Warum ist das so, warum sind die Instrumente, die die einschlägige Weltelite spielt, teils gar nicht ihr Eigentum? Kaum denkbar, dass ein Virtuose des 19. Jahrhunderts – Paganini zum Beispiel – auf einer Violine gehext hätte, das ihm nicht gleichzeitig gehörte. Die Antwort ist einfach: Der freie Markt ist, was Spitzeninstrumente anbelangt, ziemlich leer gefegt. Gerade Stradivari-Geigen gelten als lukrative Kapitalanlagen – bei Versteigerungen sind Erlöse von mehr als vier Millionen Euro keine Seltenheit. Bei diesen Versteigerungen können auch gut verdienende Starmusiker manchmal, aber eben längst nicht immer mithalten, hinzu kommt das Versicherungsproblem.

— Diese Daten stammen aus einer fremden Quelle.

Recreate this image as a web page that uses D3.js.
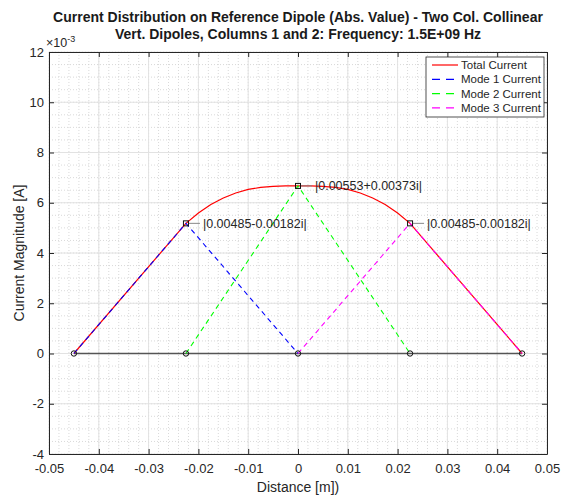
<!DOCTYPE html>
<html>
<head>
<meta charset="utf-8">
<script src="https://cdn.jsdelivr.net/npm/d3@7"></script>
<style>
body { margin: 0; background: #fff; }
text { font-family: "Liberation Sans", Arial, sans-serif; }
</style>
</head>
<body>
<div id="chart"></div>
<script>
var width = 562;
var height = 498;

// values (current in units of 1e-3 A)
var totalX = [-0.045, -0.0225, -0.02, -0.0175, -0.015, -0.0125, -0.01, -0.0075, -0.005, -0.0025, 0,
              0.0025, 0.005, 0.0075, 0.01, 0.0125, 0.015, 0.0175, 0.02, 0.0225, 0.045];
var totalY = [0, 5.18, 5.59, 5.93, 6.19, 6.39, 6.53, 6.61, 6.65, 6.67, 6.67,
              6.67, 6.65, 6.61, 6.53, 6.39, 6.19, 5.93, 5.59, 5.18, 0];
var mode1X = [-0.045, -0.0225, 0];
var mode1Y = [0, 5.18, 0];
var mode2X = [-0.0225, 0, 0.0225];
var mode2Y = [0, 6.67, 0];
var mode3X = [0, 0.0225, 0.045];
var mode3Y = [0, 5.18, 0];
var nodeX = [-0.045, -0.0225, 0, 0.0225, 0.045];
var peakX = [-0.0225, 0, 0.0225];
var peakY = [5.18, 6.67, 5.18];
var peakLabels = ["|0.00485-0.00182i|", "|0.00553+0.00373i|", "|0.00485-0.00182i|"];
var legendNames = ["Total Current", "Mode 1 Current", "Mode 2 Current", "Mode 3 Current"];
var legendColors = ["#ff0000", "#0000ff", "#00ff00", "#ff00ff"];
var xTicks = [-0.05, -0.04, -0.03, -0.02, -0.01, 0, 0.01, 0.02, 0.03, 0.04, 0.05];
var yTicks = [-4, -2, 0, 2, 4, 6, 8, 10, 12];

var pLeft = 49, pRight = 547, pTop = 52, pBottom = 454;

var xScale = d3.scaleLinear().domain([-0.05, 0.05]).range([pLeft, pRight]);
var yScale = d3.scaleLinear().domain([-4, 12]).range([pBottom, pTop]);

var svg = d3.select("#chart").append("svg")
    .attr("width", width)
    .attr("height", height);

// minor grid
var xMinor = d3.range(-50, 51, 2).map(function(d) { return d / 1000; });
var yMinor = d3.range(-8, 25, 1).map(function(d) { return d / 2; });
svg.append("g").selectAll("line").data(xMinor).enter().append("line")
    .attr("x1", function(d) { return xScale(d); })
    .attr("x2", function(d) { return xScale(d); })
    .attr("y1", pTop).attr("y2", pBottom)
    .attr("stroke", "#cfcfcf").attr("stroke-width", 0.8)
    .attr("stroke-dasharray", "1,2");
svg.append("g").selectAll("line").data(yMinor).enter().append("line")
    .attr("y1", function(d) { return yScale(d); })
    .attr("y2", function(d) { return yScale(d); })
    .attr("x1", pLeft).attr("x2", pRight)
    .attr("stroke", "#cfcfcf").attr("stroke-width", 0.8)
    .attr("stroke-dasharray", "1,2");

// major grid
svg.append("g").selectAll("line").data(xTicks).enter().append("line")
    .attr("x1", function(d) { return xScale(d); })
    .attr("x2", function(d) { return xScale(d); })
    .attr("y1", pTop).attr("y2", pBottom)
    .attr("stroke", "#e2e2e2").attr("stroke-width", 1);
svg.append("g").selectAll("line").data(yTicks).enter().append("line")
    .attr("y1", function(d) { return yScale(d); })
    .attr("y2", function(d) { return yScale(d); })
    .attr("x1", pLeft).attr("x2", pRight)
    .attr("stroke", "#e2e2e2").attr("stroke-width", 1);

// axes
function fmtX(d) { return d === 0 ? "0" : (d < 0 ? "-" : "") + Math.abs(d).toFixed(2); }
function fmtY(d) { return (d < 0 ? "-" : "") + Math.abs(d); }

var xAxis = d3.axisBottom(xScale).tickValues(xTicks).tickSizeInner(-5).tickSizeOuter(0).tickFormat(fmtX);
var yAxis = d3.axisLeft(yScale).tickValues(yTicks).tickSizeInner(-5).tickSizeOuter(0).tickFormat(fmtY);

var gx = svg.append("g").attr("transform", "translate(0," + pBottom + ")").call(xAxis);
var gy = svg.append("g").attr("transform", "translate(" + pLeft + ",0)").call(yAxis);
svg.append("g").attr("transform", "translate(0," + pTop + ")")
    .call(d3.axisTop(xScale).tickValues(xTicks).tickSizeInner(-5).tickSizeOuter(0).tickFormat(""));
svg.append("g").attr("transform", "translate(" + pRight + ",0)")
    .call(d3.axisRight(yScale).tickValues(yTicks).tickSizeInner(-5).tickSizeOuter(0).tickFormat(""));

svg.selectAll(".domain").attr("stroke", "#262626");
svg.selectAll(".tick line").attr("stroke", "#262626");
gx.selectAll("text").attr("font-size", 13).attr("fill", "#262626").attr("y", 10).attr("dy", "0.71em");
gy.selectAll("text").attr("font-size", 13).attr("fill", "#262626").attr("dx", "-2");

// lines
var line = d3.line()
    .x(function(d) { return xScale(d[0]); })
    .y(function(d) { return yScale(d[1]); });

function pairs(xs, ys) { return xs.map(function(x, i) { return [x, ys[i]]; }); }

// zero line through nodes
svg.append("path").datum(pairs([nodeX[0], nodeX[nodeX.length - 1]], [0, 0]))
    .attr("d", line).attr("fill", "none")
    .attr("stroke", "#555").attr("stroke-width", 1.5);

svg.append("path").datum(pairs(totalX, totalY))
    .attr("d", line).attr("fill", "none")
    .attr("stroke", legendColors[0]).attr("stroke-width", 1.2);

var modes = [[mode1X, mode1Y], [mode2X, mode2Y], [mode3X, mode3Y]];
modes.forEach(function(m, i) {
    svg.append("path").datum(pairs(m[0], m[1]))
        .attr("d", line).attr("fill", "none")
        .attr("stroke", legendColors[i + 1]).attr("stroke-width", 1.1)
        .attr("stroke-dasharray", "5,4");
});

// node circles
svg.append("g").selectAll("circle").data(nodeX).enter().append("circle")
    .attr("cx", function(d) { return xScale(d); })
    .attr("cy", yScale(0))
    .attr("r", 2.7)
    .attr("fill", "none").attr("stroke", "#111").attr("stroke-width", 1);

// peak markers and labels
peakX.forEach(function(x, i) {
    var px = xScale(x), py = yScale(peakY[i]);
    svg.append("line")
        .attr("x1", px + 3).attr("x2", px + 14)
        .attr("y1", py).attr("y2", py)
        .attr("stroke", "#888").attr("stroke-width", 1);
    svg.append("rect")
        .attr("x", px - 2.5).attr("y", py - 2.5)
        .attr("width", 5).attr("height", 5)
        .attr("fill", "none").attr("stroke", "#111").attr("stroke-width", 1);
    svg.append("text")
        .attr("x", px + 17).attr("y", py + 4.5)
        .attr("font-size", 12.5).attr("fill", "#262626")
        .text(peakLabels[i]);
});

// legend
var lg = svg.append("g").attr("transform", "translate(426,57)");
lg.append("rect").attr("width", 118).attr("height", 60)
    .attr("fill", "#fff").attr("stroke", "#262626").attr("stroke-width", 0.8);
legendNames.forEach(function(name, i) {
    var yy = 8 + i * 14.3;
    lg.append("line")
        .attr("x1", 6).attr("x2", 32).attr("y1", yy).attr("y2", yy)
        .attr("stroke", legendColors[i]).attr("stroke-width", 1.2)
        .attr("stroke-dasharray", i === 0 ? null : "8,6");
    lg.append("text").attr("x", 35).attr("y", yy + 4)
        .attr("font-size", 11.5).attr("fill", "#262626").text(name);
});

// titles
svg.append("text").attr("x", 298).attr("y", 22)
    .attr("text-anchor", "middle").attr("font-size", 14).attr("font-weight", "bold")
    .attr("fill", "#1a1a1a")
    .text("Current Distribution on Reference Dipole (Abs. Value) - Two Col. Collinear");
svg.append("text").attr("x", 298).attr("y", 39)
    .attr("text-anchor", "middle").attr("font-size", 14).attr("font-weight", "bold")
    .attr("fill", "#1a1a1a")
    .text("Vert. Dipoles, Columns 1 and 2: Frequency: 1.5E+09 Hz");

var ex = svg.append("text").attr("x", 46).attr("y", 47)
    .attr("font-size", 12.5).attr("fill", "#262626");
ex.append("tspan").text("\u00d710");
ex.append("tspan").attr("dy", -5).attr("font-size", 9).text("-3");

svg.append("text").attr("x", 298).attr("y", 492)
    .attr("text-anchor", "middle").attr("font-size", 14).attr("fill", "#262626")
    .text("Distance [m])");
svg.append("text")
    .attr("transform", "translate(24," + ((pTop + pBottom) / 2) + ") rotate(-90)")
    .attr("text-anchor", "middle").attr("font-size", 14).attr("fill", "#262626")
    .text("Current Magnitude [A]");
</script>
</body>
</html>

Die „Lady Blunt“ Stradivari von 1721 etwa – sie trägt den Namen nach der Enkelin von Lord Byron, der sie 30 Jahre lang gehörte – holte 2001 bei einer Wohltätigkeitsauktion zugunsten der japanischen Erdbebenopfer glatt 11,6 Millionen Euro. Der nicht bekannte momentane Besitzer rückt das Instrument übrigens nicht heraus, verzichtet damit allerdings auch auf den Image-Gewinn, den private Kulturförderung – also auch der öffentlich kommunizierte Instrumentenverleih – immer mit sich führt.

Der Preis hängt am Namen

Selbstredend hängen diese Preise mit dem Mythos Stradivari zusammen, ein Name, der den anderer Produkte aus dem goldenen Zeitalter des Geigenbaus, dem 17. und frühen 18. Jahrhundert – Amati und Stainer zum Beispiel – durchaus überstrahlt. Der Mythos hat freilich einen rationalen Begründungskern: Während etwa bei vielen historischen Geigen die optimale Entfaltung ihrer Eigenschaften an die seinerzeit üblichen kleine Räume gebunden bleibt, schaffen die von dem Cremoneser Geigenbauer hergestellten Instrumente dank ihres Klangvolumens mühelos den Sprung in den Konzertsaal unserer Tage.

Warum das so ist? Man weiß es bis heute nicht, die Werkstatt des Antonio Stradivari hat ihre Geheimnisse nicht preisgegeben, man kann seine Instrumente nicht nachbauen. Und mit diesem Problem sehen sich eben gerade die Streicher konfrontiert – nicht die Flötisten, Hornisten und Pianisten.